Great post, very informative.
One comment. The article talks a lot about upper limits on performance--up to 500 transactions per second, up to 60MB/sec, etc.
I'd be much more interested in lower limits--that's what has a business impact on my application.
I understand there are edge cases where delays can kick in, but these could easily be avoided e.g. by using percentiles.
I also understand that these figures might not form part of a binding SLA (but it would be great if they did). Even so, would it be possible to publish some target figures, or measured statistics?
For Table Storage, you say the throughput target for a single partition is up to 500 transactions per second. How do entity group transactions fit into that?
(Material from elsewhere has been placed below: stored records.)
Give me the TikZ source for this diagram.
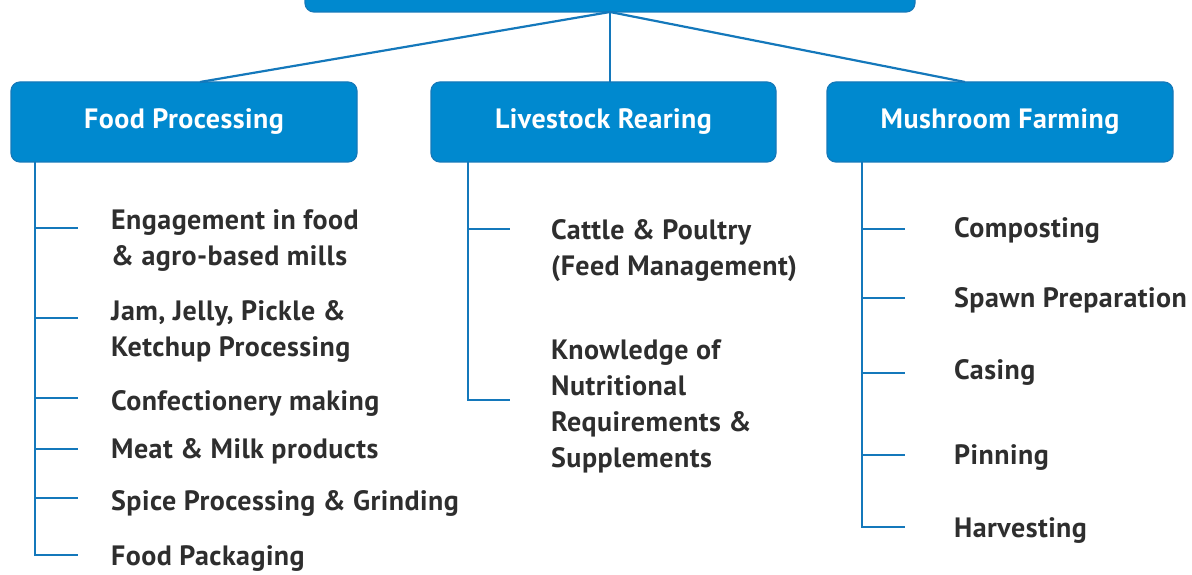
\documentclass[tikz,border=0pt]{standalone}
\usepackage{fontspec}
\setmainfont{PT Sans}[LetterSpace=1.6]
\begin{document}
\definecolor{boxblue}{HTML}{0089CF}
\definecolor{boxedge}{HTML}{1479BA}
\definecolor{linkblue}{HTML}{1478BB}
\definecolor{itemgray}{HTML}{2E2E2E}
\begin{tikzpicture}[x=1pt,y=-1pt,
  catbox/.style={draw=boxedge, line width=1.2pt, fill=boxblue, rounded corners=9pt,
    text=white, font=\fontsize{28}{30}\selectfont\bfseries, inner sep=0pt},
  link/.style={draw=linkblue, line width=2.2pt},
  item/.style={anchor=west, inner sep=0pt, text=itemgray, align=left,
    font=\fontsize{28}{36}\selectfont\bfseries}]
\useasboundingbox (0,0) rectangle (1192,575);

% root box (its top runs off the page)
\node[catbox, minimum width=610pt, minimum height=70pt] (root) at (610,-23) {};

% three category boxes
\node[catbox, minimum width=346pt, minimum height=80pt] (food) at (184,122) {Food Processing};
\node[catbox, minimum width=345pt, minimum height=80pt] (live) at (603.5,122) {Livestock Rearing};
\node[catbox, minimum width=346pt, minimum height=80pt] (mush) at (1000,122) {Mushroom Farming};

% links from the root to the categories
\coordinate (hub) at (610,12);
\draw[link] (hub) -- (200,82);
\draw[link] (hub) -- (610,82);
\draw[link] (hub) -- (965,82);

% Food Processing branch
\node[item] (f1) at (111,241) {Engagement in food\\\& agro-based mills};
\node[item] (f2) at (111,331) {Jam, Jelly, Pickle \&\\Ketchup Processing};
\node[item] (f3) at (111,403) {Confectionery making};
\node[item] (f4) at (111,451) {Meat \& Milk products};
\node[item] (f5) at (111,503) {Spice Processing \& Grinding};
\node[item] (f6) at (111,559) {Food Packaging};
\coordinate (ft) at (35,162);
\draw[link] (ft) -- (35,555) -- (78,555);
\foreach \y in {228,318,398,449,498}
  \draw[link] (35,\y) -- (78,\y);

% Livestock Rearing branch
\node[item] (l1) at (551,251) {Cattle \& Poultry\\(Feed Management)};
\node[item] (l2) at (551,406) {Knowledge of\\Nutritional\\Requirements \&\\Supplements};
\coordinate (lt) at (468,162);
\draw[link] (lt) -- (468,400) -- (510,400);
\draw[link] (468,229) -- (510,229);

% Mushroom Farming branch
\node[item] (m1) at (954,230) {Composting};
\node[item] (m2) at (954,300) {Spawn Preparation};
\node[item] (m3) at (954,372) {Casing};
\node[item] (m4) at (954,458) {Pinning};
\node[item] (m5) at (954,531) {Harvesting};
\coordinate (mt) at (862,162);
\draw[link] (mt) -- (862,527) -- (905,527);
\foreach \y in {229,298,373,455}
  \draw[link] (862,\y) -- (905,\y);
\end{tikzpicture}
\end{document}
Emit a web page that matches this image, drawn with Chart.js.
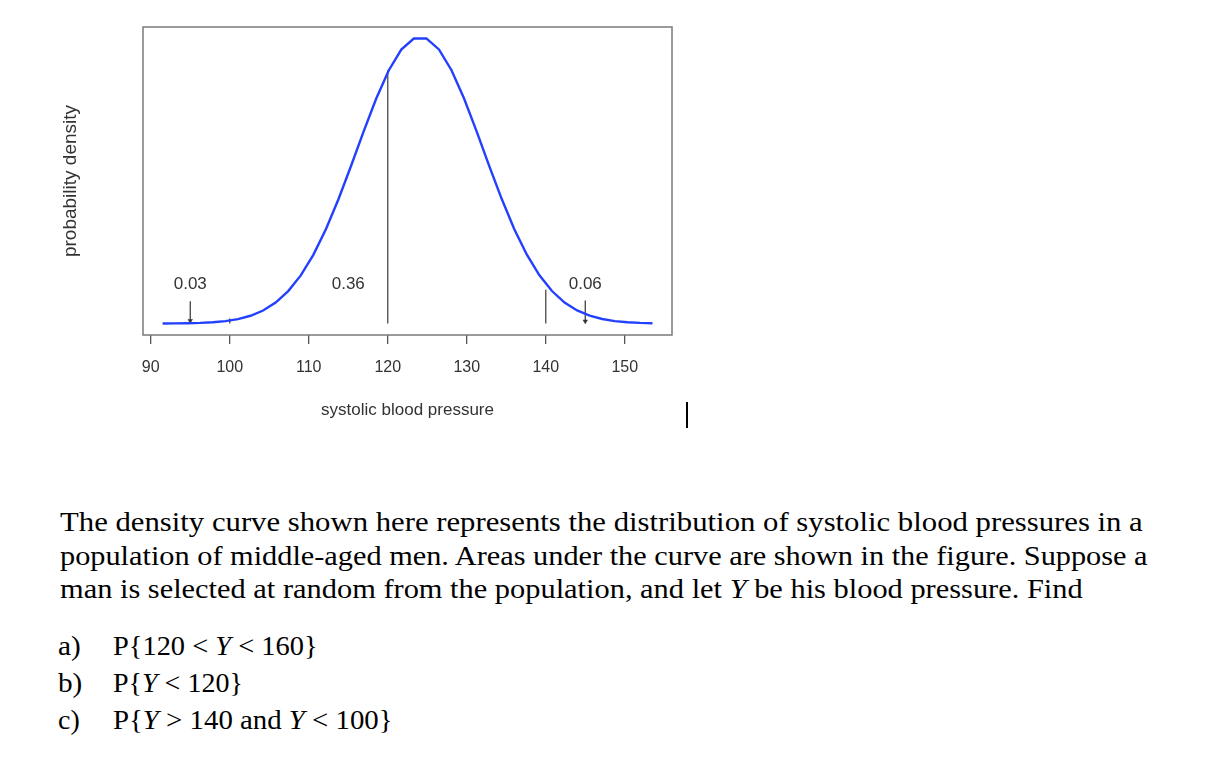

I know for billing purposes an entity group transaction only counts once, but is that true for throughput as well, or will 100 entities in a single entity group transaction contribute 100 transactions towards the throughput target?
@Joe
- For transactions it is around 5,000 transactions per second for a single storage account.
- For bandwidth it is around 3 Gigabits per second for a single storage account.
- In terms of load balancing a partition, if I understood your question correctly, it is on the order of 10-15 seconds.
@Jonathan
It really depends upon the application, its access patterns, size of transactions, mix of transactions, etc. Our goal is to provide the scalability targets listed for as many workloads as possible, but applications need to benchmark their performance to understand what is it is. In general, applications should be able to achieve these scalability targets and consistently see those targets if they following the partitioning best practices we’ve gone over in the PDC talks, this blog, and technical papers.
@Zach
Sorry, should have made explained this better.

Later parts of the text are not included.